The strategy will establish competitive transport corridors across the CAREC region, facilitate movement of people and goods across borders, and develop safe, dependable, effective, efficient, and fully integrated transport systems that are environmentally sustainable, the statement issued by ADB said.
Even though Central Asia lies at the center of the Eurasian continent, less than one percent of all trade between Europe and Asia currently goes through the region.
Inadequate transport infrastructure and cumbersome border processes have resulted in nearly all trade going by sea.
The plan calls for 18.7 billion dollar investment over the next decade in six new transport corridors, mainly roads and rail links.
About half of the funds are likely to come from multilateral organisations like ADB, while the rest will come from the countries themselves.
''This is a large and ambitious strategy. It encompasses dozens of projects and will require more than 18 billion dollars in investments over the next decade,'' ADB President Haruhiko Kuroda said in a speech at the conference.
The active implementation of this strategy has the potential to transform the region's economic prospects and the lives of its people, he added.
The plan also calls for the improvement of border crossings to speed trade flows.
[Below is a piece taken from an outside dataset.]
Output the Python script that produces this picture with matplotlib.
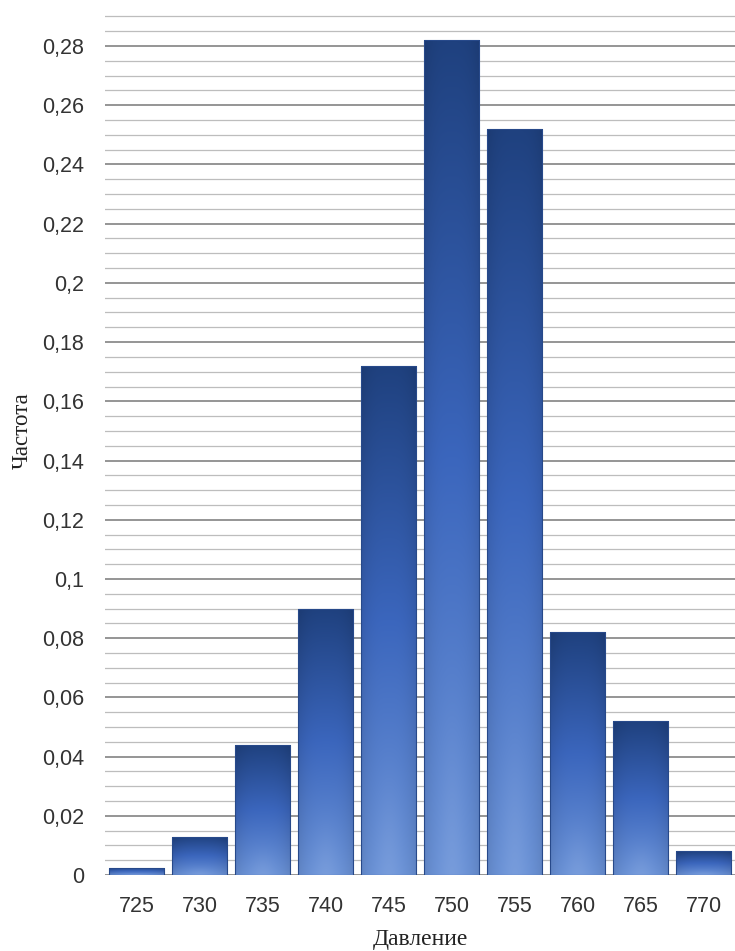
import numpy as np
import matplotlib
matplotlib.use("Agg")
import matplotlib.pyplot as plt
from matplotlib.ticker import MultipleLocator, FuncFormatter
from matplotlib.colors import to_rgb

# Pressure classes and relative frequencies
pressure = [725, 730, 735, 740, 745, 750, 755, 760, 765, 770]
frequency = [0.0025, 0.013, 0.044, 0.090, 0.172, 0.282, 0.252, 0.082, 0.052, 0.008]

x_label = "Давление"
y_label = "Частота"

top_color = np.array(to_rgb("#1f417f"))
mid_color = np.array(to_rgb("#3b66bd"))
bottom_color = np.array(to_rgb("#6b93d8"))


def bar_gradient(n_rows=200, n_cols=60):
    t = np.linspace(1.0, 0.0, n_rows)[:, None]          # 1 at top, 0 at bottom
    u = np.linspace(0.0, 1.0, n_cols)[None, :]
    # two-segment vertical ramp
    lower = bottom_color + (mid_color - bottom_color) * np.clip(t / 0.5, 0, 1)[..., None]
    upper = mid_color + (top_color - mid_color) * np.clip((t - 0.5) / 0.5, 0, 1)[..., None]
    img = np.where((t < 0.5)[..., None], lower, upper)
    img = np.broadcast_to(img, (n_rows, n_cols, 3)).copy()
    # slight darkening towards side edges
    side = 1.0 - 0.10 * (np.abs(u - 0.5) * 2) ** 3
    img *= side[..., None]
    # soft highlight near the bottom centre
    glow = 0.08 * np.exp(-((u - 0.5) ** 2 / 0.05 + t ** 2 / 0.03))
    img = img + (1 - img) * glow[..., None]
    return np.clip(img, 0, 1)


fig = plt.figure(figsize=(7.35, 9.51), dpi=100)
ax = fig.add_axes([105 / 735, 76 / 951, 1 - 105 / 735, (875 - 12) / 951])

xpos = np.arange(len(pressure))
bars = ax.bar(xpos, frequency, width=0.88, facecolor="none",
              edgecolor="#27498a", linewidth=0.8, zorder=3)

grad = bar_gradient()
for rect in bars:
    x0, y0 = rect.get_x(), rect.get_y()
    w, h = rect.get_width(), rect.get_height()
    im = ax.imshow(grad, extent=[x0, x0 + w, y0, y0 + h], aspect="auto",
                   origin="upper", zorder=2, interpolation="bilinear")
    im.set_clip_path(rect)

ax.set_xlim(-0.5, len(pressure) - 0.5)
ax.set_ylim(0, 0.2915)

ax.yaxis.set_major_locator(MultipleLocator(0.02))
ax.yaxis.set_minor_locator(MultipleLocator(0.005))
ax.yaxis.set_major_formatter(
    FuncFormatter(lambda v, p: ("%g" % round(v, 4)).replace(".", ",")))
ax.grid(True, which="major", axis="y", color="#8c8c8c", linewidth=1.3, zorder=0)
ax.grid(True, which="minor", axis="y", color="#bdbdbd", linewidth=0.9, zorder=0)
ax.set_axisbelow(True)

ax.set_xticks(xpos)
ax.set_xticklabels([str(p) for p in pressure])

for s in ax.spines.values():
    s.set_visible(False)

ax.tick_params(axis="both", which="both", length=0, colors="#333333",
               labelsize=15.5)
ax.tick_params(axis="y", pad=15)
ax.tick_params(axis="x", pad=15)
for lab in ax.get_xticklabels() + ax.get_yticklabels():
    lab.set_fontfamily("Liberation Sans")

fig.text(420 / 735, 1 - 940 / 951, x_label, ha="center", va="center",
         fontsize=17, family="Liberation Serif", color="#222222")
fig.text(22 / 735, 1 - 431 / 951, y_label, ha="center", va="center",
         rotation=90, fontsize=16.5, family="Liberation Serif", color="#222222")

fig.savefig("out.png", dpi=100, facecolor="white")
Customs and immigration procedures are currently bottlenecks for trade in the region.
Historically, Central Asia was braided by multiple routes linking east and west, known as the Silk Road and dating back more than 2,000 years. It was an important economic artery that stretched more than 10,000 kilometers (6,000 miles), from the Mediterranean to China's Yellow River Valley.
The proposed new transport corridors do not follow the exact routes taken by the Silk Road and will not only be orientated east-west, but also north-south, connecting the Central Asian Republics, Russia and China with South Asia and the Gulf.
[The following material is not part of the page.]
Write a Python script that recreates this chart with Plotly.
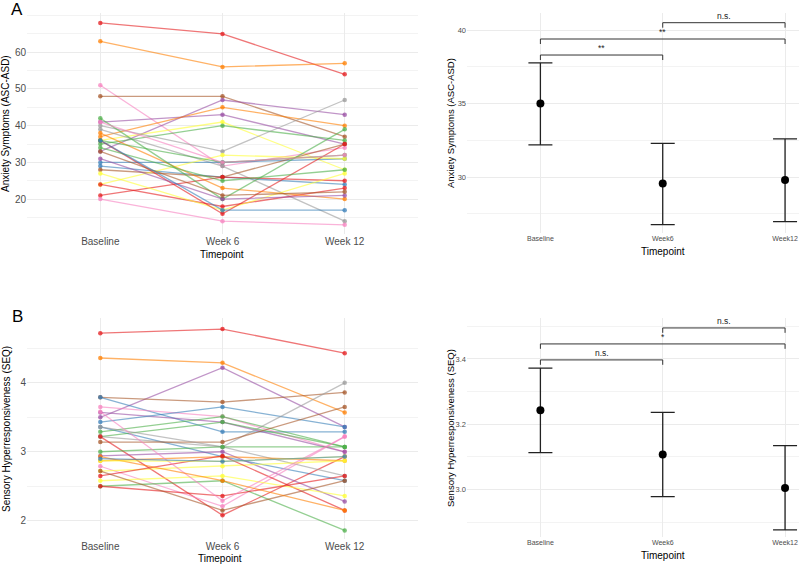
import plotly.graph_objects as go

# ---------------- data ----------------
timepoints_left = ["Baseline", "Week 6", "Week 12"]
timepoints_right = ["Baseline", "Week6", "Week12"]

# Panel A (individual ASC-ASD trajectories)
A_baseline = [68, 63, 51, 48, 41, 33, 37, 36, 35, 40, 39, 30, 29, 28, 21, 20, 24, 24, 27, 36, 38, 42, 34, 36, 31, 33, 36, 41]
A_week6    = [65, 56, 29, 48, 43, 47, 45, 41, 40, 33, 29, 30, 26, 26, 26, 14, 32, 18, 17, 16, 23, 20, 25, 30, 20, 21, 17, 30]
A_week12   = [54, 57, 34, 37, 35, 43, 40, 28, 36, 47, 14, 31, 24, 35, 25, 13, 31, 23, 27, 35, 20, 39, 28, 32, 21, 22, 17, 32]
A_colors   = ["red", "orange", "pink", "brown", "purple", "purple", "orange", "yellow", "green", "gray",
              "gray", "blue", "blue", "brown", "red", "pink", "yellow", "red", "yellow", "red",
              "orange", "green", "green", "green", "purple", "brown", "blue", "pink"]

# Panel B (individual SEQ trajectories)
B_baseline = [4.72, 4.36, 3.50, 3.79, 3.79, 3.65, 3.57, 3.43, 3.36, 3.29, 3.22, 3.22, 3.14, 3.22, 3.36,
              3.00, 2.94, 2.87, 2.79, 2.72, 2.65, 2.58, 2.50, 2.50, 2.72, 3.58, 2.93, 2.87, 2.90]
B_week6    = [4.78, 4.29, 4.22, 3.72, 3.29, 3.51, 3.43, 3.65, 2.93, 3.51, 3.43, 3.07, 3.14, 2.08, 3.07,
              3.07, 3.00, 2.93, 2.21, 2.79, 2.94, 2.65, 2.58, 2.36, 2.15, 2.29, 2.58, 2.86, 2.86]
B_week12   = [4.43, 3.57, 3.36, 3.86, 3.29, 3.00, 3.00, 3.36, 2.58, 3.07, 3.07, 4.00, 3.65, 2.93, 2.65,
              3.07, 2.28, 2.87, 3.22, 2.87, 2.15, 2.36, 1.86, 2.65, 2.58, 3.22, 2.15, 2.93, 2.93]
B_colors   = ["red", "orange", "purple", "brown", "blue", "pink", "purple", "blue", "blue", "green",
              "green", "gray", "brown", "red", "gray", "green", "purple", "orange", "pink", "yellow",
              "red", "yellow", "green", "red", "brown", "pink", "orange", "yellow", "blue"]

# Panel A right: estimated means with 95% CI
A_mean  = [35.0, 29.55, 29.8]
A_lower = [32.19, 26.76, 26.96]
A_upper = [37.76, 32.29, 32.59]
# Panel B right
B_mean  = [3.243, 3.107, 3.004]
B_lower = [3.113, 2.978, 2.876]
B_upper = [3.372, 3.236, 3.134]

# significance brackets: (from index, to index, height, label)
A_brackets = [(0, 1, 38.30, "**"), (0, 2, 39.39, "**"), (1, 2, 40.50, "n.s.")]
B_brackets = [(0, 1, 3.397, "n.s."), (0, 2, 3.446, "*"), (1, 2, 3.495, "n.s.")]

# ---------------- styles ----------------
set1 = {"red": (228, 26, 28), "blue": (55, 126, 184), "green": (77, 175, 74),
        "purple": (152, 78, 163), "orange": (255, 127, 0), "yellow": (255, 255, 51),
        "brown": (166, 86, 40), "pink": (247, 129, 191), "gray": (153, 153, 153)}

def rgba(name, a):
    r, g, b = set1[name]
    return f"rgba({r},{g},{b},{a})"

W, H = 799, 564
FONT = "Liberation Sans, Arial, sans-serif"
GRID = "#EBEBEB"
MINOR = "#F3F3F3"
TICKC = "#4D4D4D"

def px_x(p):
    return p / W

def px_y(p):
    return 1 - p / H

fig = go.Figure()

def add_spaghetti(xa, ya, base, w6, w12, colors):
    for b, m, e, c in zip(base, w6, w12, colors):
        fig.add_trace(go.Scatter(
            x=timepoints_left, y=[b, m, e], mode="lines+markers",
            line=dict(color=rgba(c, 0.6), width=1.3),
            marker=dict(color=rgba(c, 0.75), size=4.5),
            xaxis=xa, yaxis=ya, showlegend=False, hoverinfo="skip"))

def add_means(xa, ya, mean, lo, hi):
    fig.add_trace(go.Scatter(
        x=timepoints_right, y=mean, mode="markers",
        marker=dict(color="black", size=8),
        error_y=dict(type="data", symmetric=False,
                     array=[h - m for h, m in zip(hi, mean)],
                     arrayminus=[m - l for m, l in zip(mean, lo)],
                     color="#222222", thickness=1.3, width=12),
        xaxis=xa, yaxis=ya, showlegend=False, hoverinfo="skip"))

def add_brackets(xr, yr, brackets, tick):
    for i, j, h, lab in brackets:
        for (x0, y0, x1, y1) in [(i, h, j, h), (i, h - tick, i, h), (j, h - tick, j, h)]:
            fig.add_shape(type="line", xref=xr, yref=yr, x0=x0, y0=y0, x1=x1, y1=y1,
                          line=dict(color="#333333", width=1))
        fig.add_annotation(xref=xr, yref=yr, x=(i + j) / 2, y=h, text=lab, showarrow=False,
                           yanchor="bottom", yshift=0, font=dict(family=FONT, size=8.5, color="#222222"))

add_spaghetti("x", "y", A_baseline, A_week6, A_week12, A_colors)
add_means("x2", "y2", A_mean, A_lower, A_upper)
add_spaghetti("x3", "y3", B_baseline, B_week6, B_week12, B_colors)
add_means("x4", "y4", B_mean, B_lower, B_upper)
add_brackets("x2", "y2", A_brackets, 0.34)
add_brackets("x4", "y4", B_brackets, 0.015)

def xaxis(dom, rng, cats, size, anchor):
    return dict(domain=dom, type="category", categoryorder="array", categoryarray=cats,
                range=rng, showgrid=True, gridcolor=GRID, gridwidth=0.8, zeroline=False,
                showline=False, ticks="", tickfont=dict(family=FONT, size=size, color=TICKC),
                anchor=anchor, fixedrange=True)

def yaxis(dom, rng, tickvals, ticktext, minor_dtick, size, anchor):
    return dict(domain=dom, range=rng, tickmode="array", tickvals=tickvals, ticktext=ticktext,
                showgrid=True, gridcolor=GRID, gridwidth=0.8, zeroline=False, showline=False,
                ticks="", tickfont=dict(family=FONT, size=size, color=TICKC), anchor=anchor,
                minor=dict(dtick=minor_dtick, tick0=0, showgrid=True, gridcolor=MINOR, gridwidth=0.5),
                fixedrange=True)

top_dom = [px_y(234), px_y(13)]
topr_dom = [px_y(233), px_y(13)]
bot_dom = [px_y(539), px_y(318)]
botr_dom = [px_y(537), px_y(318)]
left_dom = [px_x(27), px_x(418)]
right_dom = [px_x(467), 1.0]

fig.update_layout(
    width=W, height=H, margin=dict(l=0, r=0, t=0, b=0),
    paper_bgcolor="white", plot_bgcolor="white", showlegend=False,
    xaxis=xaxis(left_dom, [-0.6, 2.6], timepoints_left, 10, "y"),
    yaxis=yaxis(top_dom, [10.5, 70.7], [20, 30, 40, 50, 60], ["20", "30", "40", "50", "60"], 5, 10, "x"),
    xaxis2=xaxis(right_dom, [-0.6, 2.114], timepoints_right, 7, "y2"),
    yaxis2=yaxis(topr_dom, [26.19, 41.16], [30, 35, 40], ["30", "35", "40"], 2.5, 7.5, "x2"),
    xaxis3=xaxis(left_dom, [-0.6, 2.6], timepoints_left, 10, "y3"),
    yaxis3=yaxis(bot_dom, [1.735, 4.94], [2, 3, 4], ["2", "3", "4"], 0.5, 10, "x3"),
    xaxis4=xaxis(right_dom, [-0.6, 2.114], timepoints_right, 7, "y4"),
    yaxis4=yaxis(botr_dom, [2.854, 3.5255], [3.0, 3.2, 3.4], ["3.0", "3.2", "3.4"], 0.1, 7.5, "x4"),
)

def text_ann(x, y, text, size, angle=0, color="black"):
    fig.add_annotation(xref="paper", yref="paper", x=px_x(x), y=px_y(y), text=text,
                       showarrow=False, textangle=angle, xanchor="center", yanchor="middle",
                       font=dict(family=FONT, size=size, color=color))

# axis titles
text_ann(222, 254, "Timepoint", 10)
text_ann(663, 251, "Timepoint", 10)
text_ann(220, 558.5, "Timepoint", 10)
text_ann(663, 555, "Timepoint", 10)
text_ann(6, 124, "Anxiety Symptoms (ASC-ASD)", 10, -90)
text_ann(450, 123, "Anxiety Symptoms (ASC-ASD)", 9.5, -90)
text_ann(6, 429, "Sensory Hyperresponsiveness (SEQ)", 10, -90)
text_ann(450, 428, "Sensory Hyperresponsiveness (SEQ)", 9.5, -90)
# panel letters
text_ann(17, 10, "A", 17)
text_ann(17, 316, "B", 17)

fig.write_html("out.html")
Titled the Transport and Trade Facilitation Strategy, the plan was proposed by the CAREC Program, which is an ADB-supported initiative to encourage economic cooperation in Central Asia and was established in 1997.
''Creation of safe and reliable transport corridors, together with measures on simplified trade relations as indicated in the CAREC Transport and Trade Facilitation Strategy, will provide an opportunity to improve the general investment climate and to increase the rate of economic development of the region,'' Tajik President Emomali Rakhmon said in his speech at the conference.
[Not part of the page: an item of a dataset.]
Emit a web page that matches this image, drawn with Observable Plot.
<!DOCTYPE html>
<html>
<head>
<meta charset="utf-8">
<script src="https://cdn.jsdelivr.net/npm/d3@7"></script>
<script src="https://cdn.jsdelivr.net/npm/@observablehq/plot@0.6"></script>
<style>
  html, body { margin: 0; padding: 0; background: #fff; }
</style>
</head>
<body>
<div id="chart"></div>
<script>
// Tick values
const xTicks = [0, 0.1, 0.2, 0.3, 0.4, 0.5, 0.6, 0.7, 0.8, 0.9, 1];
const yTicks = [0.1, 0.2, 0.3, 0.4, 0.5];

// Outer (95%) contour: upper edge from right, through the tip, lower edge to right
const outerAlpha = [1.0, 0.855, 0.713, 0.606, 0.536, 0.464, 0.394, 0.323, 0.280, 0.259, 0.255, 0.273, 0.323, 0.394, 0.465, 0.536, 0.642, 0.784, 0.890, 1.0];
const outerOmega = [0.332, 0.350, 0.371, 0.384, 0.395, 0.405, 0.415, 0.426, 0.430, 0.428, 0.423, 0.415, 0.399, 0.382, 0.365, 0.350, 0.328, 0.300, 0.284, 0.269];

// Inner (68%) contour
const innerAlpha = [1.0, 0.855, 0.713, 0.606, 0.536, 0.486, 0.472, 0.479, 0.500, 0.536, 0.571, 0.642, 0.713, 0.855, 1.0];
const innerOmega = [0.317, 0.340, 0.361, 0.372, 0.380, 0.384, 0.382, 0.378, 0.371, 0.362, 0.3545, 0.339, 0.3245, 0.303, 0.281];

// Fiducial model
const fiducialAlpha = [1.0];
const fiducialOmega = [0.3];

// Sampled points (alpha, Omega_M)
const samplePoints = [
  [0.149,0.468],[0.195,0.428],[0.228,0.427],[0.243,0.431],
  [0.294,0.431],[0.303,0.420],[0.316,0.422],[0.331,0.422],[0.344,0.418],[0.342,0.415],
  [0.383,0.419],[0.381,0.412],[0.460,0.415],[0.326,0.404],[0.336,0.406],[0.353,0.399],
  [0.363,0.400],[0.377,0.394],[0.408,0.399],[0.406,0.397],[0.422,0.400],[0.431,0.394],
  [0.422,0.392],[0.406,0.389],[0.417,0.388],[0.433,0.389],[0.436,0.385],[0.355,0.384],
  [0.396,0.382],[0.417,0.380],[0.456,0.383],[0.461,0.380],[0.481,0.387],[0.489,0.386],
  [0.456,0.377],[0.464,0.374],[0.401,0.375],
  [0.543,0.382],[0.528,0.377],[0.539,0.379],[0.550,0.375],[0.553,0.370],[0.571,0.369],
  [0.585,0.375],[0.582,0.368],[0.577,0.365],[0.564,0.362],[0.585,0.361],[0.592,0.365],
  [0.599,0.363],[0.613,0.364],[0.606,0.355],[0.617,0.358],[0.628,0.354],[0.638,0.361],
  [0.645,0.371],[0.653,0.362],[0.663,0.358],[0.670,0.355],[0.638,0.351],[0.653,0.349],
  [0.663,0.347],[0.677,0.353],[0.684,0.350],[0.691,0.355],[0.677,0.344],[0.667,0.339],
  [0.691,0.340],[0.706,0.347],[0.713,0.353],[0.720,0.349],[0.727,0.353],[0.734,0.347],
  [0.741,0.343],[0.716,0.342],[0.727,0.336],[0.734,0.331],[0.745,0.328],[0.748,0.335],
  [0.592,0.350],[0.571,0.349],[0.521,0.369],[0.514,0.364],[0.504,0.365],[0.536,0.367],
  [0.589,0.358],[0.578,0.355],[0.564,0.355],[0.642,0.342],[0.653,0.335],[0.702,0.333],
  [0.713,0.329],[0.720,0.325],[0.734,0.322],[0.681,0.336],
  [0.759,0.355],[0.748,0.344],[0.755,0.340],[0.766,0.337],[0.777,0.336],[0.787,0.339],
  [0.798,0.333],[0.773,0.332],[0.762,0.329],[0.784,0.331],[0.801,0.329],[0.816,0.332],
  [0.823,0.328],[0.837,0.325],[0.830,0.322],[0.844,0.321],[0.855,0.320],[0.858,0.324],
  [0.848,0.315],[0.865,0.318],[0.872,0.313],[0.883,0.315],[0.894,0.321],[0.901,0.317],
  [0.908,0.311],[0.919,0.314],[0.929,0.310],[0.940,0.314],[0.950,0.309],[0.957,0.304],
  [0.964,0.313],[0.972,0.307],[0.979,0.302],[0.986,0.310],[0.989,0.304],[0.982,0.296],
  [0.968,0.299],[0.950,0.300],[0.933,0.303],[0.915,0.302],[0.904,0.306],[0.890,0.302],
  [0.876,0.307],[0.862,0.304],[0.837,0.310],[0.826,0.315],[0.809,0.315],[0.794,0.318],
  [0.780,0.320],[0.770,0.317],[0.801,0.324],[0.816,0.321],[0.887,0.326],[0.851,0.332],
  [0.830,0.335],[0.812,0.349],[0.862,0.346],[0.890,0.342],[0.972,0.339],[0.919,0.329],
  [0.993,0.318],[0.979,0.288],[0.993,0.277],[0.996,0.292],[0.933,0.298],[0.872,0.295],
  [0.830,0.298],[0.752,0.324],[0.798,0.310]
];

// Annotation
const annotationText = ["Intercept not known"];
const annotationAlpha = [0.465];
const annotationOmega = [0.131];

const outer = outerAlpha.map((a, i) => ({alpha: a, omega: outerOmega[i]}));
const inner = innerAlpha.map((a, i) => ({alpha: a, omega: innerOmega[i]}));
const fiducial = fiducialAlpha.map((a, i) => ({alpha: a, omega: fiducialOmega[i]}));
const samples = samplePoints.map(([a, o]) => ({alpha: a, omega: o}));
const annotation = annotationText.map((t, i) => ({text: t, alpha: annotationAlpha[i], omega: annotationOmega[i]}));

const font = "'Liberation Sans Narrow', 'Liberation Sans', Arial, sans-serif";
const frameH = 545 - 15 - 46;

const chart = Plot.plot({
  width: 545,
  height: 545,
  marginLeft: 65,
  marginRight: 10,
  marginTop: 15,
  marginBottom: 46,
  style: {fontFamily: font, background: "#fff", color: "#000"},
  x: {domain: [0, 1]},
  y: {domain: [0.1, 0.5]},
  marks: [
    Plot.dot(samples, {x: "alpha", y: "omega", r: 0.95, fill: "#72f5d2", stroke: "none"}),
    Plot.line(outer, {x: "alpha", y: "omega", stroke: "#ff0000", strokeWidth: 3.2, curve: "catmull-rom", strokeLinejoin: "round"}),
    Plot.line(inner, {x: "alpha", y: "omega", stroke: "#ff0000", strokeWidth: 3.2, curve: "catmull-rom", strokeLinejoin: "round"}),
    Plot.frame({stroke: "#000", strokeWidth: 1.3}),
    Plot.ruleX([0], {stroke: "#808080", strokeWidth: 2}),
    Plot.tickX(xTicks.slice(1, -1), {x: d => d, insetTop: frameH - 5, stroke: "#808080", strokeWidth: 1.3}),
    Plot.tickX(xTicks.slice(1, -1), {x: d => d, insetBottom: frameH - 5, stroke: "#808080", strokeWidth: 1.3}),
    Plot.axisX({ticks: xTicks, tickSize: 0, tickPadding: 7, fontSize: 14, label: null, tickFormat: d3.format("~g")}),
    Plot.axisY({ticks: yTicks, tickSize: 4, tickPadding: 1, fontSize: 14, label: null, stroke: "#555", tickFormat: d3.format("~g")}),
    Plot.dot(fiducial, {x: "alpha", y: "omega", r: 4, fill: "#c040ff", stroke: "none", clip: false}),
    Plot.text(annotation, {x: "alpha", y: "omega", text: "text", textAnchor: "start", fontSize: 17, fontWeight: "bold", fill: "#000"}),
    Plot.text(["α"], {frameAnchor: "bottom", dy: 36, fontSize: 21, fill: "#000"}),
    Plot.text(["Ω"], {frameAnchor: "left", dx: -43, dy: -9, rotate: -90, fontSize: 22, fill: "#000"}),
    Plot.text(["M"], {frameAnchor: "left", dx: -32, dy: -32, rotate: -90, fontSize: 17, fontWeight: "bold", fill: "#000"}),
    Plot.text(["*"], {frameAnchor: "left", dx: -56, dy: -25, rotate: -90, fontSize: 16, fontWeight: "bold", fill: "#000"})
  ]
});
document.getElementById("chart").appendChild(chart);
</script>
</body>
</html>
At the meeting, the Ministers also agreed to a shared vision for their region for the next decade. It included the aspiration that by 2018 all countries will be members of the World Trade Organisation (WTO).
''Our shared objectives are to significantly increase official trade among CAREC countries as well as with non-CAREC countries and to facilitate and improve the quality of transit trade so as to better integrate with global markets and foreign investors,'' the statement said.
The vision also says that by 2018, governments aim to fulfill Central Asia's potential as an energy hub, to ensure no community is without reliable and affordable electricity.